Recording and deterministically replaying execution gives system designers the ability to travel backward in time. Time travel in computer systems means the ability to recreate arbitrary past states and events on the computer system. In general, recreating past states and events is achieved by logging key events when the software runs, then restoring to a previous checkpoint and replaying the recorded log to force the software down the same execution path deterministically. This alluring mechanism has enabled a wide range of applications in modern systems including debugging programs, performing post-hoc security analysis, and improving fault tolerance. To maximize effectiveness, replay systems should (i) record at production-run speeds, (ii) keep logging requirements minute, (iii) replay at a speed similar to that of the initial execution. Software-only systems for deterministic replay achieve these goals for uni-processor systems, but suffer from poor performance on multiprocessor systems. Hardware-only systems record and replay efficiently on multiprocessor systems, but current proposals for hardware-only systems are largely impractical since they place too much functionality within the hardware and because they do not mix recording, replaying, and traditional execution on the same system concurrently. This research will focus on the design and implementation of Capo, a hybrid hardware/software replay system that will record and replay execution on multiprocessor systems efficiently. The key contribution of this research will be designing and implementing the first hardware/software interface for combining hardware and software level replay systems. This interface will serve as the foundation for a new generation of replay systems that will achieve both the flexibility of software-level replay systems and the efficiency of hardware-level replay systems.

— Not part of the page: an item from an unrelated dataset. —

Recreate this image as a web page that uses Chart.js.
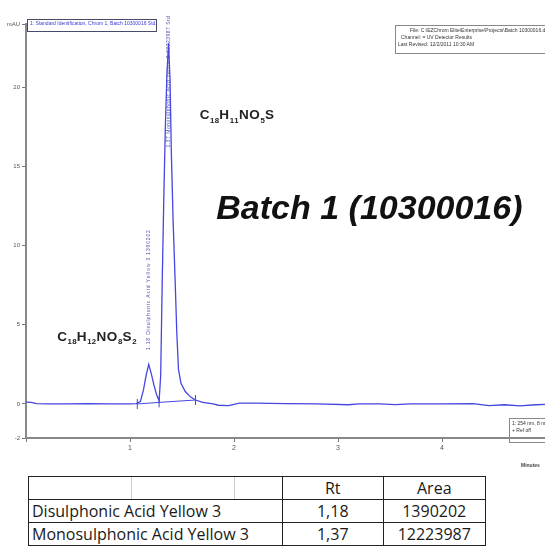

If successful, this research will have substantial impact on industry, by enabling the effective use of deterministic replay of parallel codes. The team will release all software artifacts as open source, which will help researchers and educators in many institutions.
In addition to their research contributions, this team will enhance a series of courses and expand their course offerings in parallel systems - especially at the undergraduate level. The PIs have a long-standing commitment to undergraduate education, routinely involving undergraduates in their research and exposing them to parallel software and hardware. The PIs will continue to involve undergraduate and graduate students in their research groups. This project is compelling to undergraduates because it involves the interaction of two different system layers.
In computer systems, being able to deterministically record and replay a computer program gives computer system designers the ability to recreate the past for their computer programs. This time traveling mechanism has a wide range of applications, including making computer systems more robust and reliable, and making computer programs more secure. This project defined the fundamental principles behind applying time travel to computer systems using a combination of novel hardware, novel software, and the first hardware/software interface specifically for facilitating record and replay. These principles were applied to a wide range of software, from low level operating systems to high-level web-based applications. The artifacts developed as a part of this research had a major impact on industry through technology transfer. First, this research resulted in a hardware prototype for record and replay in collaboration with Intel. Intel is considering using this new hardware and hardware/software interface in their processor products. Second, the technology developed in this grant led directly to the formation of a startup, called Adrenaline Mobility, which was created by two of the participants in this grant. Specifically, the technology for recording and replaying web-based applications and for building secure operating systems were used directly by Adrenaline Mobility.